→ **Goal**
Reproduce the listing below exactly, beginning with its first line and ending with the line that holds "(sr0) at (-22.3:\rad);"; pictures are not part of the copy.

→ **Dataset entries**
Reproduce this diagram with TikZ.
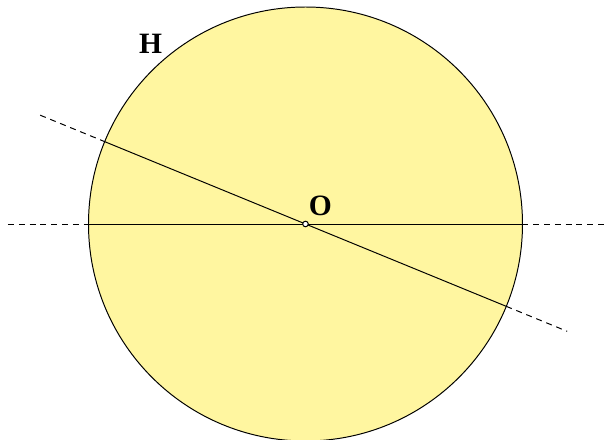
\documentclass[tikz,border=0pt]{standalone}
\usepackage{fontspec}
\setmainfont{Liberation Serif}
\definecolor{PaleYellow}{RGB}{255, 246, 160}
\usetikzlibrary{calc}

\begin{document}
\begin{tikzpicture}[
    disc/.style={draw, line width=0.7pt, fill=PaleYellow},
    axis/.style={line width=0.7pt},
    ext/.style={line width=0.7pt, dash pattern=on 0.15cm off 0.12cm},
    lbl/.style={font=\fontsize{21}{24}\selectfont\bfseries},
    centre/.style={circle, draw, fill=white, inner sep=0pt, minimum size=0.14cm, line width=0.7pt}]

    \useasboundingbox (-7.6375,-5.4) rectangle (7.5625,5.6);

    % Circle
    \def\rad{5.425}
    \draw[disc] (0,0) circle (\rad);

    % Points
    \coordinate (O) at (0,0);
    \coordinate (hl) at (-7.4375,0);
    \coordinate (hr) at (7.5625,0);
    \coordinate (hl0) at (180:\rad);
    \coordinate (hr0) at (0:\rad);
    \coordinate (sl) at (157.7:7.17);
    \coordinate (sr) at (-22.3:7.07);
    \coordinate (sl0) at (157.7:\rad);
    \coordinate (sr0) at (-22.3:\rad);

    % Lines
    \draw[ext] (hl) -- (hl0);
    \draw[axis] (hl0) -- (hr0);
    \draw[ext] (hr0) -- (hr);
    \draw[ext] (sl) -- (sl0);
    \draw[axis] (sl0) -- (sr0);
    \draw[ext] (sr0) -- (sr);

    % Labels
    \node[centre] (centre) at (O) {};
    \node[lbl] (labO) at (0.37,0.45) {O};
    \node[lbl] (labH) at (-3.87,4.5) {H};
\end{tikzpicture}
\end{document}
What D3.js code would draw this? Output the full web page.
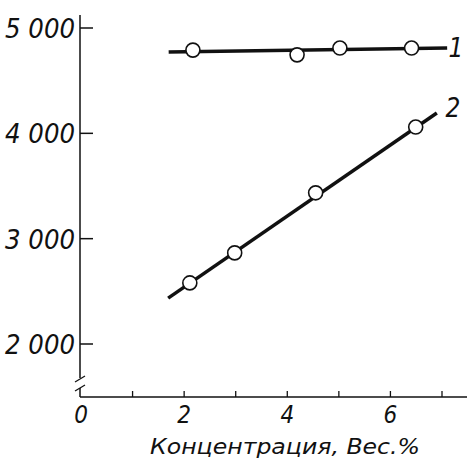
<!DOCTYPE html>
<html>
<head>
<meta charset="utf-8">
<script src="https://cdn.jsdelivr.net/npm/d3@7"></script>
<style>
  body { margin: 0; background: #fff; }
  text { font-family: "DejaVu Sans Condensed", "DejaVu Sans", sans-serif; font-style: italic; font-weight: 300; fill: #111; }
</style>
</head>
<body>
<svg></svg>
<script>
// данные
const yTicks = [2000, 3000, 4000, 5000];
const yTickLabels = ["2 000", "3 000", "4 000", "5 000"];
const xTicks = [0, 1, 2, 3, 4, 5, 6, 7];
const xTickLabels = ["0", "", "2", "", "4", "", "6", ""];

// кривая 1
const s1x = [2.17, 4.19, 5.02, 6.41];
const s1y = [4790, 4745, 4810, 4810];
const s1lineX = [1.7, 7.1];
const s1lineY = [4772, 4810];

// кривая 2
const s2x = [2.11, 2.98, 4.55, 6.49];
const s2y = [2580, 2865, 3435, 4060];
const s2lineX = [1.69, 6.9];
const s2lineY = [2436, 4193];

const width = 467, height = 466;
const svg = d3.select("svg").attr("width", width).attr("height", height);

const x = d3.scaleLinear().domain([0, 7]).range([81, 442]);
const y = d3.scaleLinear().domain([2000, 5000]).range([344, 28]);
const axisY = 397;

// ось Y
svg.append("line").attr("x1", 80).attr("x2", 80).attr("y1", 15).attr("y2", 378)
  .attr("stroke", "#111").attr("stroke-width", 1.5);
svg.append("line").attr("x1", 80).attr("x2", 80).attr("y1", 388).attr("y2", axisY)
  .attr("stroke", "#111").attr("stroke-width", 1.5);
// разрыв оси
[379, 388].forEach(v => {
  svg.append("line").attr("x1", 75).attr("x2", 85).attr("y1", v + 3).attr("y2", v - 3)
    .attr("stroke", "#111").attr("stroke-width", 1.3);
});

svg.selectAll(".ytick").data(yTicks).enter().append("line")
  .attr("x1", 80).attr("x2", 93)
  .attr("y1", d => y(d)).attr("y2", d => y(d))
  .attr("stroke", "#111").attr("stroke-width", 1.5);
svg.selectAll(".ylab").data(yTicks).enter().append("text")
  .attr("x", 75).attr("y", d => y(d) + 10)
  .attr("text-anchor", "end").attr("font-size", 27)
  .attr("textLength", 70).attr("lengthAdjust", "spacingAndGlyphs")
  .text((d, i) => yTickLabels[i]);

// ось X
svg.append("line").attr("x1", 80).attr("x2", width).attr("y1", axisY).attr("y2", axisY)
  .attr("stroke", "#111").attr("stroke-width", 1.5);
svg.selectAll(".xtick").data(xTicks.slice(1)).enter().append("line")
  .attr("x1", d => x(d)).attr("x2", d => x(d))
  .attr("y1", axisY).attr("y2", axisY - 6)
  .attr("stroke", "#111").attr("stroke-width", 1.3);
svg.selectAll(".xlab").data(xTicks).enter().append("text")
  .attr("x", d => x(d)).attr("y", 423)
  .attr("text-anchor", "middle").attr("font-size", 24)
  .text((d, i) => xTickLabels[i]);
svg.append("text").attr("x", 285).attr("y", 454)
  .attr("text-anchor", "middle").attr("font-size", 22)
  .attr("textLength", 270).attr("lengthAdjust", "spacingAndGlyphs")
  .text("Концентрация, Вес.%");

// линии и точки
const series = [
  {px: s1x, py: s1y, lx: s1lineX, ly: s1lineY, label: "1", lpos: [456, 57]},
  {px: s2x, py: s2y, lx: s2lineX, ly: s2lineY, label: "2", lpos: [453, 117]}
];
series.forEach(s => {
  svg.append("line")
    .attr("x1", x(s.lx[0])).attr("y1", y(s.ly[0]))
    .attr("x2", x(s.lx[1])).attr("y2", y(s.ly[1]))
    .attr("stroke", "#111").attr("stroke-width", 3.5);
  svg.selectAll(null).data(s.px).enter().append("circle")
    .attr("cx", d => x(d)).attr("cy", (d, i) => y(s.py[i]))
    .attr("r", 7).attr("fill", "#fff").attr("stroke", "#111").attr("stroke-width", 1.6);
  svg.append("text").attr("x", s.lpos[0]).attr("y", s.lpos[1])
    .attr("text-anchor", "middle").attr("font-size", 26).text(s.label);
});
</script>
</body>
</html>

→ **Exercise solution**
Reproduce this diagram with TikZ.
\documentclass[tikz,border=0pt]{standalone}
\usepackage{fontspec}
\setmainfont{Liberation Serif}
\definecolor{PaleYellow}{RGB}{255, 246, 160}
\usetikzlibrary{calc}

\begin{document}
\begin{tikzpicture}[
    disc/.style={draw, line width=0.7pt, fill=PaleYellow},
    axis/.style={line width=0.7pt},
    ext/.style={line width=0.7pt, dash pattern=on 0.15cm off 0.12cm},
    lbl/.style={font=\fontsize{21}{24}\selectfont\bfseries},
    centre/.style={circle, draw, fill=white, inner sep=0pt, minimum size=0.14cm, line width=0.7pt}]

    \useasboundingbox (-7.6375,-5.4) rectangle (7.5625,5.6);

    % Circle
    \def\rad{5.425}
    \draw[disc] (0,0) circle (\rad);

    % Points
    \coordinate (O) at (0,0);
    \coordinate (hl) at (-7.4375,0);
    \coordinate (hr) at (7.5625,0);
    \coordinate (hl0) at (180:\rad);
    \coordinate (hr0) at (0:\rad);
    \coordinate (sl) at (157.7:7.17);
    \coordinate (sr) at (-22.3:7.07);
    \coordinate (sl0) at (157.7:\rad);
    \coordinate (sr0) at (-22.3:\rad);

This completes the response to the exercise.